**DIRECTION**:
Extract from the entries below, exactly as given, only the lines from the line containing "Rebuild this chart" to the line containing "import plotly.graph_objects as go", both lines included.

**THE INPUT**:
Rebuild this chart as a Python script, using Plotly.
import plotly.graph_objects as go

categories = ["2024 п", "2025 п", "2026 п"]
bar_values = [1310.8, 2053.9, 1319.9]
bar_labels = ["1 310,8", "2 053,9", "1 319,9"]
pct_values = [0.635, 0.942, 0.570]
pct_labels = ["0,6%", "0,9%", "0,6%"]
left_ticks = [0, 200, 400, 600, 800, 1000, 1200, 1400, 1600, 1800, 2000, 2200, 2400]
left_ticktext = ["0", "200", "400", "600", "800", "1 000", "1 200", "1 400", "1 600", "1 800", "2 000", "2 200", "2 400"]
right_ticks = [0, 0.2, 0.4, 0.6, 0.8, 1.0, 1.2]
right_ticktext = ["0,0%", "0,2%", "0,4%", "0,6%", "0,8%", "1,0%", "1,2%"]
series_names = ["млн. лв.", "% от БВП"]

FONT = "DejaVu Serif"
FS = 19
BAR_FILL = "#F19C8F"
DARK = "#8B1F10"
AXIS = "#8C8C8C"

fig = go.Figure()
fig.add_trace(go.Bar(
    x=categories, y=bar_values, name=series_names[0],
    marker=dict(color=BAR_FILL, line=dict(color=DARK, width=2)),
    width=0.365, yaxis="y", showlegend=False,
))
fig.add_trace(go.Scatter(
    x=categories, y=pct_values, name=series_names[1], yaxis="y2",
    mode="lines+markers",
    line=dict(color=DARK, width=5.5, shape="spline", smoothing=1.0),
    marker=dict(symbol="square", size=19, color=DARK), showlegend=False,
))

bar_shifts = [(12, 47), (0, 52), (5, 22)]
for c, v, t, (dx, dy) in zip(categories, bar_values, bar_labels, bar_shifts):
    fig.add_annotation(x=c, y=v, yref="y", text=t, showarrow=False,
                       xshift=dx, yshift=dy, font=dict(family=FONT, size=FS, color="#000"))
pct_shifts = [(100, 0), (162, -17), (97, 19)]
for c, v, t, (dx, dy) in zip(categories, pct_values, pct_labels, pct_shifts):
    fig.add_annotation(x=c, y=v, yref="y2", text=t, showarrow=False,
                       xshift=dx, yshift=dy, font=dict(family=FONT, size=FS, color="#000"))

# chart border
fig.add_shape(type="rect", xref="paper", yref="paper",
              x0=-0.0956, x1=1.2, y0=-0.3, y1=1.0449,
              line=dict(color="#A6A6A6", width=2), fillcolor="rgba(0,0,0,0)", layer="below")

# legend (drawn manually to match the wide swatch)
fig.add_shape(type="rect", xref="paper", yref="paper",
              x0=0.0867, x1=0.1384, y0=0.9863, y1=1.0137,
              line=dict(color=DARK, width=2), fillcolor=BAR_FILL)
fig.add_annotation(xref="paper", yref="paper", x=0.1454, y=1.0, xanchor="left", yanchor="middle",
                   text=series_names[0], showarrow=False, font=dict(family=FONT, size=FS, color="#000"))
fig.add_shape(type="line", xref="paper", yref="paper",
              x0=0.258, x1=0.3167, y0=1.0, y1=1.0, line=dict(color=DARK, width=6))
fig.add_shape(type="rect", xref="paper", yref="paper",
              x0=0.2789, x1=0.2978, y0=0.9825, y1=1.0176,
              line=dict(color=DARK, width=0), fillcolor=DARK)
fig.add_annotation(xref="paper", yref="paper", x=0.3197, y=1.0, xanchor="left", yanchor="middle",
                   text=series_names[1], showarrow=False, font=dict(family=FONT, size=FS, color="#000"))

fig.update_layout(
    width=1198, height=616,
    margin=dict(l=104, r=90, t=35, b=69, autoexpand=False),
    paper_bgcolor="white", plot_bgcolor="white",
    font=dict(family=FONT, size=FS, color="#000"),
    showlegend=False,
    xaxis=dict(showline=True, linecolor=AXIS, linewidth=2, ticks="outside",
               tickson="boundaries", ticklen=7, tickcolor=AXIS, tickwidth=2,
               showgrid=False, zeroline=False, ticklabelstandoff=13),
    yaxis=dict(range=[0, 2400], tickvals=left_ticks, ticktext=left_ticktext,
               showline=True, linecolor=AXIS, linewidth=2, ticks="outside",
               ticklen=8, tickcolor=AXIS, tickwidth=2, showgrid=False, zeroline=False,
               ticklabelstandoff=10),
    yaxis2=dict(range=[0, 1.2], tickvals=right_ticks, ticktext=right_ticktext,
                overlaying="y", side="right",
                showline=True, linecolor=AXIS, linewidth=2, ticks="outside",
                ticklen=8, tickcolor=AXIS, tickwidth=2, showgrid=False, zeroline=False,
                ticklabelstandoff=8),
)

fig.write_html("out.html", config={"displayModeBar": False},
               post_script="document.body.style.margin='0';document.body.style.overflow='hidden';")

==

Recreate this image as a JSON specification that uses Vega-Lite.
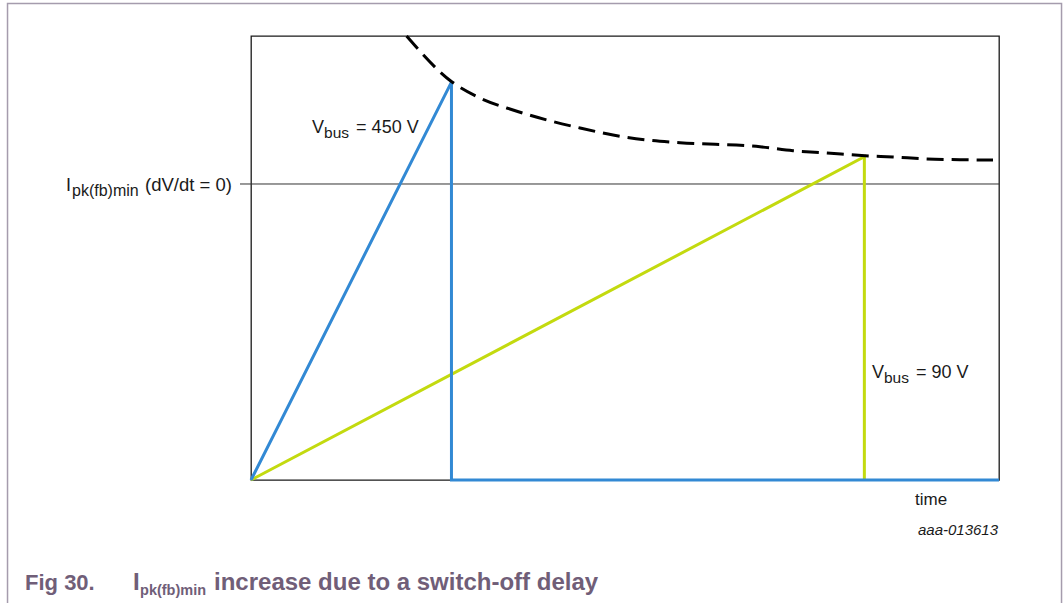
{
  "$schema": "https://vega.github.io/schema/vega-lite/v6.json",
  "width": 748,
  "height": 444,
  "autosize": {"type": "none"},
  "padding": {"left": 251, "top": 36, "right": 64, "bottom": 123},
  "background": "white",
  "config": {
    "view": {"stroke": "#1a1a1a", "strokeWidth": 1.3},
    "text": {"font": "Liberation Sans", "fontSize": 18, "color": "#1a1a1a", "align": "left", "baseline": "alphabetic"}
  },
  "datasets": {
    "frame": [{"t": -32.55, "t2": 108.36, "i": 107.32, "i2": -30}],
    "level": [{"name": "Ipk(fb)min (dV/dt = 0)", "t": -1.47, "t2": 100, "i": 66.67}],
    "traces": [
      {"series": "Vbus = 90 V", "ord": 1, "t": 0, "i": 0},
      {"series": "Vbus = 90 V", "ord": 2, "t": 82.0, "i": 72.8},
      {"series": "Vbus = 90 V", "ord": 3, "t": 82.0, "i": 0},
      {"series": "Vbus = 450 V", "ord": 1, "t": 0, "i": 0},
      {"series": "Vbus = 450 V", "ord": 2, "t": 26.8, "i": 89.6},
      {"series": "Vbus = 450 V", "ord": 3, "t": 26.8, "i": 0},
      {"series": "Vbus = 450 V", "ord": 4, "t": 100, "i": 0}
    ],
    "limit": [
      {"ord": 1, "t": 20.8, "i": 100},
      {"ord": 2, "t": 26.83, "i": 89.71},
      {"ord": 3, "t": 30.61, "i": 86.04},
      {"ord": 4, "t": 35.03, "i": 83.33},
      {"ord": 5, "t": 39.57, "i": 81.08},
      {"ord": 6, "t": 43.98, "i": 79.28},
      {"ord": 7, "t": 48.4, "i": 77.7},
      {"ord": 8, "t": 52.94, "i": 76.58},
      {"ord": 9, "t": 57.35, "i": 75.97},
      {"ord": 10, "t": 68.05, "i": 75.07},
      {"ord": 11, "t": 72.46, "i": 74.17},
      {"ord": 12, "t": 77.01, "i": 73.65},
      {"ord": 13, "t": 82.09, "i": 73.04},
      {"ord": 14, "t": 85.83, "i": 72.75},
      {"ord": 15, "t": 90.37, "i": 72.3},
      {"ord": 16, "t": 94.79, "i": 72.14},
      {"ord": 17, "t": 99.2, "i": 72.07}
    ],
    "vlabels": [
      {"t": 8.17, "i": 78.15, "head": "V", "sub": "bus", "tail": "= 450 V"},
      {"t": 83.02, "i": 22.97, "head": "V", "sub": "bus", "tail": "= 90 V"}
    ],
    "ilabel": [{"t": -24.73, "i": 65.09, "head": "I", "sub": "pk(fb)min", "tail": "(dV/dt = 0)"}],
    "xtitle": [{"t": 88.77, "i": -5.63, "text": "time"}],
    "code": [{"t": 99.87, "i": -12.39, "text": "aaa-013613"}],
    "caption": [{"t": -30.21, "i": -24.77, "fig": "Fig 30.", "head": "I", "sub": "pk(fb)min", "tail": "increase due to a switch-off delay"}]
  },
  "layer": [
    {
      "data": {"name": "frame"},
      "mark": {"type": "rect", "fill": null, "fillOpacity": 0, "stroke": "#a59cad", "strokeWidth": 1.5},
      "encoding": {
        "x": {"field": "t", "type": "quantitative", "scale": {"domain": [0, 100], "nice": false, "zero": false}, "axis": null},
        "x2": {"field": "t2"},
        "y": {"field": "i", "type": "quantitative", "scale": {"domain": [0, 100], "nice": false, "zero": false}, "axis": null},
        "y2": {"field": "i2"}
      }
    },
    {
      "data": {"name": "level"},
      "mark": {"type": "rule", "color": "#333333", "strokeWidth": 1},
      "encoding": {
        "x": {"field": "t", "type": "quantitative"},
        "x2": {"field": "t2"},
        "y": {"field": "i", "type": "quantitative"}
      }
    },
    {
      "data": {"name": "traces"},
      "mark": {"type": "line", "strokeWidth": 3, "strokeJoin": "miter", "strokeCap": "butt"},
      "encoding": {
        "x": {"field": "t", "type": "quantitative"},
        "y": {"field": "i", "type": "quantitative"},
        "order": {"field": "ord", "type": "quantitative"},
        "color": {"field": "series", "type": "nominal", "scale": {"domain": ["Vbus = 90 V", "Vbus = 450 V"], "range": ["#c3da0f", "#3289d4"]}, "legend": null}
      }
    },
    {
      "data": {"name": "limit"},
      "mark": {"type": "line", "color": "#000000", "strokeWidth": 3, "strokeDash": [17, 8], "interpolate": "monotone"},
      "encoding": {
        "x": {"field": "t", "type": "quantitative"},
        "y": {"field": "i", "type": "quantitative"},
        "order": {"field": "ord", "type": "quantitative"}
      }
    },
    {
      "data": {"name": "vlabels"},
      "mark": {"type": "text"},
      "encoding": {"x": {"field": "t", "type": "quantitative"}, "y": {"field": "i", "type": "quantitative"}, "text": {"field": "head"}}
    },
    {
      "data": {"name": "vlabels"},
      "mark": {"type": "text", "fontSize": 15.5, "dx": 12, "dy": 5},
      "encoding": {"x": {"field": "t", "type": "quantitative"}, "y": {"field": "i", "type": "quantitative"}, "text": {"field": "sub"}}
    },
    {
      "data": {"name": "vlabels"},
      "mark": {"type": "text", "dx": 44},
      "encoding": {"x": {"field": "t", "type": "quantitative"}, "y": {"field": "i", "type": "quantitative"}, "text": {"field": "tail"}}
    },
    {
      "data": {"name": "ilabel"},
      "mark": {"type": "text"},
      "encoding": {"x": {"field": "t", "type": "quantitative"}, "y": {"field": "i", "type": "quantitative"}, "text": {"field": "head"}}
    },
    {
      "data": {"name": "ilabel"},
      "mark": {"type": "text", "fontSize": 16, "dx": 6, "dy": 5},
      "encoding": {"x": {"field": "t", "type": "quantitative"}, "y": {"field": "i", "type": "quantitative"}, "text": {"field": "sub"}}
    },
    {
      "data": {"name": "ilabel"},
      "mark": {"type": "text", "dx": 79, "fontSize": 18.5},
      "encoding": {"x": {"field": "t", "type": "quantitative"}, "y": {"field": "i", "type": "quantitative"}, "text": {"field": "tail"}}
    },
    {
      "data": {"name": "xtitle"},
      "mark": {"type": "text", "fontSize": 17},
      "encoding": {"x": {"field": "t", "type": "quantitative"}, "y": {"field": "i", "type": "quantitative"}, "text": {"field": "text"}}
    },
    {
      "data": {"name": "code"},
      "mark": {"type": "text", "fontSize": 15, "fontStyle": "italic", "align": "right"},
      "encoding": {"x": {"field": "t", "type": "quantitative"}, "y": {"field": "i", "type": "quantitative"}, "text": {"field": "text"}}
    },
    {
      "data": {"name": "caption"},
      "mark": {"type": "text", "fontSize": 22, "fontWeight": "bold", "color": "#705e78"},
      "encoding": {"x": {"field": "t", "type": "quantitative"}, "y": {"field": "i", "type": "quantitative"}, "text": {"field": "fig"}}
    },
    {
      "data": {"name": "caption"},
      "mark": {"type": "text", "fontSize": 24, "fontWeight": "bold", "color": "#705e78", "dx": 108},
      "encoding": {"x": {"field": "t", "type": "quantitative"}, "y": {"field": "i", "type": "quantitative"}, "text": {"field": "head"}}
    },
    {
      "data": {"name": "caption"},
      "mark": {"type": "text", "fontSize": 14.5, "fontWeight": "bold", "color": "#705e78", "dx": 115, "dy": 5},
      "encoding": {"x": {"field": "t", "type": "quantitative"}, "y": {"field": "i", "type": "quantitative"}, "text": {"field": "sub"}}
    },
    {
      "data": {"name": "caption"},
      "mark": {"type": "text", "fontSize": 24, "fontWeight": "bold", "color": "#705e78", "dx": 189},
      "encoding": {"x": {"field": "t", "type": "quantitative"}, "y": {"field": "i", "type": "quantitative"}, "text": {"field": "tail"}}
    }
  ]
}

**SOLUTION FOR THIS EXERCISE**:
Rebuild this chart as a Python script, using Plotly.
import plotly.graph_objects as go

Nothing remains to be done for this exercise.